Адаш с Безуглым ушли. Сценарий предстоящего действа был разработан отставным дьяком, после чего Сашка обкатал его в разговоре с Боброком. Вдвоем же они пошли и к Дмитрию – докладывать. Вопреки всем ожиданиям великий князь к желанию тивериадской аристократии принести ему личную вассальную присягу отнесся скептически.
– Зачем это нужно? – скривив губы, поинтересовался он у Сашки. – Они и так все мои холопы через Михаила.
– Так они отрекутся от Михаила, – попробовал ему объяснить Боброк. – А мы еще весть об этом подбросим в город. Пусть знают, что остались одни. Глядишь, и горожане отвернутся от него. Михаилу ничего не останется как сдаться. Вот и войне конец.
Но вот этого-то, похоже, Дмитрий и не желал. Воевать он был готов, судя по всему, еще лет десять, лишь бы закончить дело эффектным штурмом, резней и прочими развлечениями, случающимися при взятии большого, богатого города.
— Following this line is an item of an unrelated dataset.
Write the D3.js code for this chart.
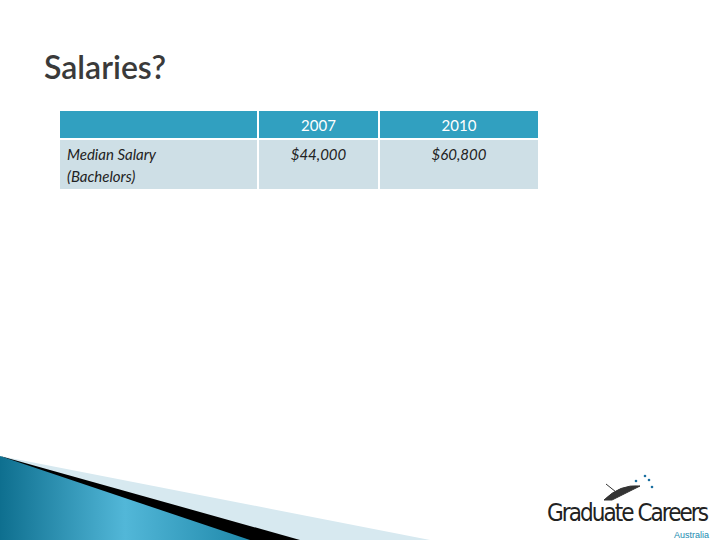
<!DOCTYPE html>
<html><head><meta charset="utf-8">
<script src="https://cdn.jsdelivr.net/npm/d3@7"></script>
<style>body{margin:0;background:#fff}</style></head>
<body><svg id="c" width="720" height="540"></svg>
<script>
const title = "Salaries?";
const columns = ["", "2007", "2010"];
const rowLabels = ["Median Salary\n(Bachelors)"];
const values2007 = ["$44,000"];
const values2010 = ["$60,800"];

const svg = d3.select("#c");
const font = "Lato, 'Open Sans', sans-serif";

const defs = svg.append("defs");
const g1 = defs.append("linearGradient").attr("id","bg").attr("x1","0").attr("y1","0").attr("x2","1").attr("y2","0");
g1.append("stop").attr("offset","0").attr("stop-color","#0e6f8f");
g1.append("stop").attr("offset","0.5").attr("stop-color","#52b7d8");
g1.append("stop").attr("offset","1").attr("stop-color","#1f88aa");
svg.append("path").attr("d","M0,456 L430,540 L160,540 Z").attr("fill","#d7e9f0");
svg.append("path").attr("d","M0,456 L300,540 L200,540 Z").attr("fill","#000");
svg.append("path").attr("d","M0,456 L250,540 L0,540 Z").attr("fill","url(#bg)");

svg.append("text").attr("x",44).attr("y",79).attr("font-family",font)
  .attr("font-size",32).attr("font-weight",600).attr("fill","#3a3a3a").text(title);

const x = d3.scaleOrdinal().domain([0,1,2]).range([60,259,380]);
const w = [197,119,158];
const hdrY = 111, hdrH = 27, rowY = 140, rowH = 49;
columns.forEach((c,i)=>{
  svg.append("rect").attr("x",x(i)).attr("y",hdrY).attr("width",w[i]).attr("height",hdrH).attr("fill","#31a0c0");
  svg.append("text").attr("x",x(i)+w[i]/2).attr("y",hdrY+20).attr("text-anchor","middle")
    .attr("font-family",font).attr("font-size",15).attr("fill","#fff").text(c);
});
rowLabels.forEach((lab,r)=>{
  const y = rowY + r*(rowH+2);
  const cells=[lab, values2007[r], values2010[r]];
  cells.forEach((v,i)=>{
    svg.append("rect").attr("x",x(i)).attr("y",y).attr("width",w[i]).attr("height",rowH).attr("fill","#cedfe6");
    const t = svg.append("text").attr("font-family",font).attr("font-size",15).attr("font-style","italic").attr("fill","#222")
      .attr("text-anchor", i===0?"start":"middle");
    v.split("\n").forEach((line,k)=>{
      t.append("tspan").attr("x", i===0? x(i)+7 : x(i)+w[i]/2).attr("y", y+20+k*22).text(line);
    });
  });
});

svg.append("text").attr("x",709).attr("y",521).attr("text-anchor","end").attr("font-family","'Liberation Sans Narrow','DejaVu Sans Condensed',sans-serif")
  .attr("font-size",24).attr("fill","#222").attr("textLength",162).text("Graduate Careers");
svg.append("text").attr("x",709).attr("y",538).attr("text-anchor","end").attr("font-family","'Liberation Sans Narrow',sans-serif")
  .attr("font-size",9).attr("fill","#1a8ab0").text("Australia");
svg.append("path").attr("d","M604,500 Q620,484 640,486 Q628,492 612,500 Z M616,492 L606,484").attr("fill","#333").attr("stroke","#333");
[[636,481],[645,476],[652,487],[649,480]].forEach(p=>svg.append("circle").attr("cx",p[0]).attr("cy",p[1]).attr("r",1.3).attr("fill","#1a6fa0"));
</script></body></html>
Битых два часа уламывал его Сашка вместе с Боброком, убедив, в конце концов, что хуже ему, по крайней мере, от этого не будет.
За этими воспоминаниями Сашка не заметил, как действительно заснул. Разбудил его шепот Адаша.
– Вставай, государь, великий князь уже приехал.
Сашка, еще не успев открыть глаза, уже был на ногах. Ворох одежды, принесенной Адашем, уже лежал на траве рядом с ним. Сашка еще не закончил одеваться, как трубно взревели рога – в распахнутые ворота лагеря въезжал великий князь и царь Тохтамыш со своей свитой.
Саму процедуру принятия присяги от местной аристократии проводили в лагере. Царь, одетый в пурпурную тогу, восседал на кресле, отдаленно напоминающем трон (поисками подходящего кресла разведчики занимались достаточно долго, без устали рыская по всей округе). В нескольких метрах перед ним, преклонив одно колено, стоял деспот, а за ним плотными рядами и шеренгами коленопреклоненно же – его вассалы. Деспот сначала прочел текст присяги по-гречески, дружно повторяемый вассалами, затем по-русски. Здесь с повтором было заметно хуже. После этого великий князь и царь поблагодарил новых холопов за службу и жаловал их же нынешними поместьями. Деспот поставил свое имя под текстом присяги и благоговейно припал к руке своего нового повелителя, вслед за ним выстроилась длинная очередь его вассалов. Акт принятия присяги состоялся.